This Week’s Creature Feature … Disturbing the Groundhogs’ Peace

February 2 is halfway through winter, so what better time to gather with friends and neighbors to eat good food, drink heartily and look ahead to the coming spring?
    The Pennsylvania Dutch descendants of German immigrants did just that. Among the first celebrants of Groundhog Day, they partied hardy in Punxsutawney, Penn., as far back as 1887.
    This midway mark between winter solstice and spring equinox is a significant day in traditions far more ancient. The Celts celebrated it as Imbolc, a pagan festival marking the beginning of spring. As Christianity spread through Europe, Imbolc evolved into Candlemas, a feast commemorating the presentation of Jesus at the holy temple in Jerusalem.
    Some European Christians believed that a sunny Candlemas meant another 40 days of cold and snow. Germans developed their own take on the legend, pronouncing the day sunny only if badgers and other animals glimpsed their own shadows.
    When German immigrants settled Pennsylvania in the 18th and 19th centuries, they brought the custom with them, choosing the native groundhog as the annual forecaster.
    Regional scarcities of groundhogs have led to other unlikely substitutes in different parts of the country.
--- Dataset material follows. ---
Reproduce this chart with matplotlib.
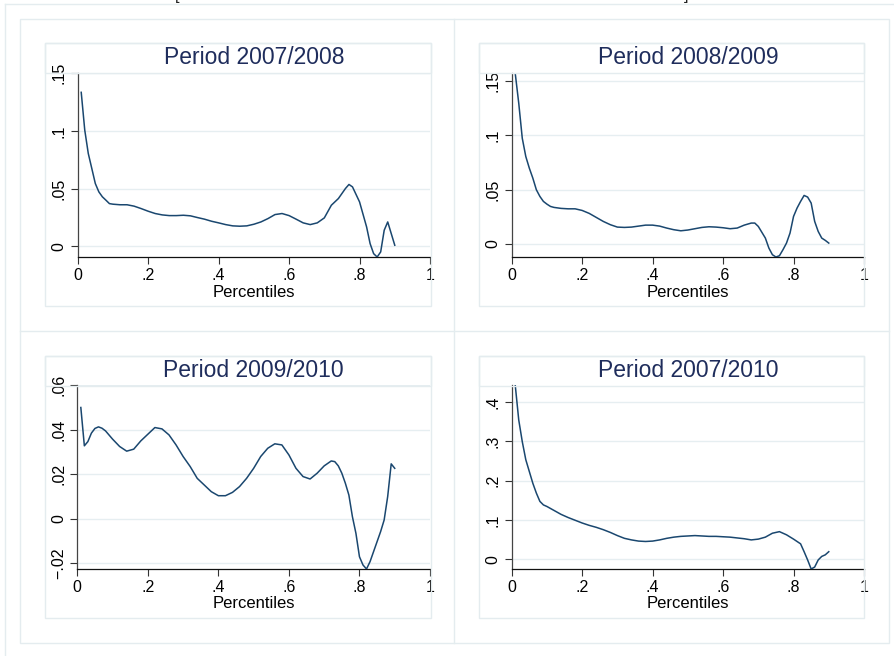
import matplotlib
matplotlib.use("Agg")
import matplotlib.pyplot as plt
from matplotlib.lines import Line2D
from matplotlib.patches import Rectangle

plt.rcParams['font.family'] = ['Liberation Sans', 'DejaVu Sans']

# ---- data -------------------------------------------------------------
p_0708 = [0.01, 0.02, 0.03, 0.04, 0.05, 0.06, 0.07, 0.08, 0.09, 0.10, 0.12, 0.14,
          0.16, 0.18, 0.20, 0.22, 0.24, 0.26, 0.28, 0.30, 0.32, 0.34, 0.36, 0.38,
          0.40, 0.42, 0.44, 0.46, 0.48, 0.50, 0.52, 0.54, 0.56, 0.58, 0.60, 0.62,
          0.64, 0.66, 0.68, 0.70, 0.72, 0.74, 0.76, 0.77, 0.78, 0.80, 0.82, 0.83,
          0.84, 0.85, 0.86, 0.87, 0.88, 0.89, 0.90]
v_0708 = [0.1335, 0.1008, 0.0805, 0.0675, 0.0544, 0.0472, 0.0429, 0.0400, 0.0370,
          0.0365, 0.0360, 0.0360, 0.0348, 0.0327, 0.0304, 0.0284, 0.0272, 0.0266,
          0.0266, 0.0269, 0.0264, 0.0249, 0.0235, 0.0217, 0.0203, 0.0188, 0.0177,
          0.0174, 0.0177, 0.0191, 0.0211, 0.0240, 0.0275, 0.0284, 0.0266, 0.0235,
          0.0203, 0.0188, 0.0203, 0.0246, 0.0356, 0.0414, 0.0501, 0.0536, 0.0515,
          0.0385, 0.0168, 0.0023, -0.0064, -0.0093, -0.0049, 0.0139, 0.0211,
          0.0110, 0.0009]

p_0809 = [0.01, 0.02, 0.03, 0.04, 0.05, 0.06, 0.07, 0.08, 0.09, 0.10, 0.11, 0.12,
          0.14, 0.16, 0.18, 0.20, 0.22, 0.24, 0.26, 0.28, 0.30, 0.32, 0.34, 0.36,
          0.38, 0.40, 0.42, 0.44, 0.46, 0.48, 0.50, 0.52, 0.54, 0.56, 0.58, 0.60,
          0.62, 0.64, 0.66, 0.68, 0.69, 0.70, 0.72, 0.73, 0.74, 0.75, 0.76, 0.77,
          0.78, 0.79, 0.80, 0.81, 0.82, 0.83, 0.84, 0.85, 0.86, 0.87, 0.88, 0.89,
          0.90]
v_0809 = [0.1570, 0.1295, 0.0973, 0.0805, 0.0698, 0.0606, 0.0499, 0.0438, 0.0392,
          0.0367, 0.0346, 0.0337, 0.0328, 0.0324, 0.0324, 0.0309, 0.0282, 0.0245,
          0.0208, 0.0178, 0.0156, 0.0153, 0.0156, 0.0165, 0.0174, 0.0174, 0.0165,
          0.0147, 0.0132, 0.0122, 0.0129, 0.0141, 0.0153, 0.0159, 0.0156, 0.0150,
          0.0141, 0.0147, 0.0174, 0.0193, 0.0193, 0.0162, 0.0055, -0.0037, -0.0098,
          -0.0119, -0.0107, -0.0052, 0.0009, 0.0101, 0.0254, 0.0331, 0.0392,
          0.0447, 0.0432, 0.0377, 0.0208, 0.0116, 0.0055, 0.0034, 0.0009]

p_0910 = [0.01, 0.02, 0.03, 0.04, 0.05, 0.06, 0.07, 0.08, 0.10, 0.12, 0.14, 0.16,
          0.18, 0.20, 0.22, 0.24, 0.26, 0.28, 0.30, 0.32, 0.34, 0.36, 0.38, 0.40,
          0.42, 0.44, 0.46, 0.48, 0.50, 0.52, 0.54, 0.56, 0.58, 0.60, 0.62, 0.64,
          0.66, 0.68, 0.70, 0.72, 0.73, 0.74, 0.75, 0.76, 0.77, 0.78, 0.79, 0.80,
          0.81, 0.82, 0.83, 0.84, 0.85, 0.86, 0.87, 0.88, 0.89, 0.90]
v_0910 = [0.0499, 0.0327, 0.0346, 0.0384, 0.0405, 0.0412, 0.0406, 0.0394, 0.0357,
          0.0324, 0.0303, 0.0312, 0.0349, 0.0379, 0.0409, 0.0403, 0.0376, 0.0331,
          0.0279, 0.0234, 0.0181, 0.0151, 0.0121, 0.0103, 0.0103, 0.0118, 0.0144,
          0.0181, 0.0226, 0.0279, 0.0316, 0.0336, 0.0331, 0.0286, 0.0226, 0.0189,
          0.0178, 0.0204, 0.0237, 0.0259, 0.0256, 0.0237, 0.0204, 0.0159, 0.0106,
          0.0009, -0.0066, -0.0171, -0.0208, -0.0226, -0.0193, -0.0148, -0.0103,
          -0.0058, -0.0006, 0.0099, 0.0246, 0.0226]

p_0710 = [0.01, 0.02, 0.03, 0.04, 0.05, 0.06, 0.07, 0.08, 0.09, 0.10, 0.12, 0.14,
          0.16, 0.18, 0.20, 0.22, 0.24, 0.26, 0.28, 0.30, 0.32, 0.34, 0.36, 0.38,
          0.40, 0.42, 0.44, 0.46, 0.48, 0.50, 0.52, 0.54, 0.56, 0.58, 0.60, 0.62,
          0.64, 0.66, 0.68, 0.70, 0.72, 0.74, 0.76, 0.78, 0.80, 0.82, 0.83, 0.84,
          0.85, 0.86, 0.87, 0.88, 0.89, 0.90]
v_0710 = [0.443, 0.354, 0.299, 0.253, 0.223, 0.193, 0.168, 0.147, 0.138, 0.134,
          0.124, 0.114, 0.106, 0.099, 0.092, 0.086, 0.081, 0.075, 0.068, 0.060,
          0.053, 0.049, 0.046, 0.045, 0.046, 0.049, 0.053, 0.056, 0.058, 0.059,
          0.060, 0.059, 0.058, 0.058, 0.057, 0.056, 0.054, 0.052, 0.049, 0.051,
          0.056, 0.066, 0.070, 0.062, 0.051, 0.039, 0.019, -0.002, -0.025, -0.020,
          -0.002, 0.007, 0.011, 0.019]

titles = ["Period 2007/2008", "Period 2008/2009", "Period 2009/2010", "Period 2007/2010"]
x_ticks = [0, 0.2, 0.4, 0.6, 0.8, 1.0]
x_ticklabels = ["0", ".2", ".4", ".6", ".8", "1"]
y_ticks = [[0, 0.05, 0.10, 0.15], [0, 0.05, 0.10, 0.15],
           [-0.02, 0, 0.02, 0.04, 0.06], [0, 0.1, 0.2, 0.3, 0.4]]
y_ticklabels = [["0", ".05", ".1", ".15"], ["0", ".05", ".1", ".15"],
                ["\u2212.02", "0", ".02", ".04", ".06"], ["0", ".1", ".2", ".3", ".4"]]
series = [(p_0708, v_0708), (p_0809, v_0809), (p_0910, v_0910), (p_0710, v_0710)]

# ---- layout (pixel geometry of a 894x656 canvas) -----------------------
W, H = 894, 656
fig = plt.figure(figsize=(W / 100, H / 100), dpi=100)
fig.patch.set_facecolor("white")

FRAME = "#e4ecef"
LINE = "#1a476f"
TITLE_COLOR = "#1f2d5c"


def fx(x):
    return x / W


def fy(y):
    return 1 - y / H


def hline(x0, x1, y, color=FRAME, lw=1.0):
    fig.add_artist(Line2D([fx(x0), fx(x1)], [fy(y), fy(y)], color=color, lw=lw,
                          transform=fig.transFigure))


def vline(x, y0, y1, color=FRAME, lw=1.0):
    fig.add_artist(Line2D([fx(x), fx(x)], [fy(y0), fy(y1)], color=color, lw=lw,
                          transform=fig.transFigure))


def box(x0, y0, x1, y1, color=FRAME, lw=1.0):
    fig.add_artist(Rectangle((fx(x0), fy(y1)), fx(x1) - fx(x0), fy(y0) - fy(y1),
                             fill=False, edgecolor=color, lw=lw,
                             transform=fig.transFigure))


# outer frames
hline(5, W, 4)
vline(5, 4, H)
box(20, 19, 889, 643)
vline(454, 19, 643)
hline(20, 889, 331)

# panel regions: (box left, box top, box right, box bottom, axis left, axis top, axis right, axis bottom)
panels = [
    (45, 43, 431, 306, 77.7, 73.3, 430, 257),
    (479, 43, 864, 306, 511.7, 73.3, 864, 257),
    (45, 356, 431, 618, 77.3, 385, 430, 569),
    (479, 356, 864, 618, 511.7, 385, 864, 569),
]

for i, (bx0, by0, bx1, by1, al, at, ar, ab) in enumerate(panels):
    box(bx0, by0, bx1, by1)
    box(bx0, by0, bx1, by0 + 30)

    ax = fig.add_axes([fx(al), fy(ab), fx(ar) - fx(al), fy(at) - fy(ab)])
    px, pv = series[i]
    ax.plot(px, pv, color=LINE, lw=1.1, solid_joinstyle="round", zorder=3)

    ymin = min(min(pv), y_ticks[i][0])
    ymax = max(max(pv), y_ticks[i][-1])
    ax.set_xlim(0, 1)
    ax.set_ylim(ymin, ymax)

    ax.set_xticks(x_ticks)
    ax.set_xticklabels(x_ticklabels, fontsize=11.5)
    ax.set_yticks(y_ticks[i])
    ax.set_yticklabels(y_ticklabels[i], fontsize=11.5, rotation=90, va="center")
    ax.tick_params(axis="both", direction="out", length=5, width=0.8,
                   color="#333333", pad=3)
    ax.yaxis.grid(True, color="#e6eef1", lw=1.0)
    ax.set_axisbelow(True)
    for s in ("top", "right"):
        ax.spines[s].set_visible(False)
    ax.spines["left"].set_color("#444444")
    ax.spines["bottom"].set_color("#111111")
    ax.spines["left"].set_linewidth(0.9)
    ax.spines["bottom"].set_linewidth(0.9)
    ax.set_facecolor("none")
    ax.set_xlabel("Percentiles", fontsize=12, labelpad=1)

    fig.text((fx(al) + fx(ar)) / 2, fy(by0 + 21), titles[i], ha="center",
             va="baseline", fontsize=16.5, color=TITLE_COLOR)

# clipped caption remnants along the top edge
fig.text(fx(177), fy(3), "[", ha="center", va="bottom", fontsize=12, color="#222222")
fig.text(fx(686), fy(3), "]", ha="center", va="bottom", fontsize=12, color="#222222")

fig.savefig("out.png", dpi=100, facecolor="white")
    While Punxsutawney Phil looks for his shadow in Pennsylvania, T-Boy will emerge from a hole at the Louisiana Swamp Exhibit at the Audubon Zoo to make his own prediction about the arrival of spring in New Orleans. T-Boy — whose name means little boy among Cajuns — is a nutria, a type of semiaquatic rodent best known hereabouts for damaging wetlands with its feeding habits.
    At the Houston Zoo, Penelope and Olivia, two Guinea hogs, a rare breed of pig, are expected to make a weather prediction by choosing between a blue ball, representing six more weeks of winter, and a beach ball, representing an early spring.
    Punxsutawney Phil has age and wisdom over these alternates. According to legend, he is more than 125 years old.
    “Groundhogs are true hibernators,” says Peter Jayne, Maryland Department of Natural Resources’ associate director for Game Management. But when a winter is mild, they go in and out of hibernation.
    When groundhogs wake up hungry, watch for them along the roadside, where they lick salt particles left over from snow and ice removal. Unfortunately, that temptation also contributes to their demise.
    Yet they are colonizing more of Maryland each year.
    “We don’t know why, but we’ve slowly seen them move into the lower Eastern Shore counties.” said Jayne. “Older people who have never seen them before are seeing them now.”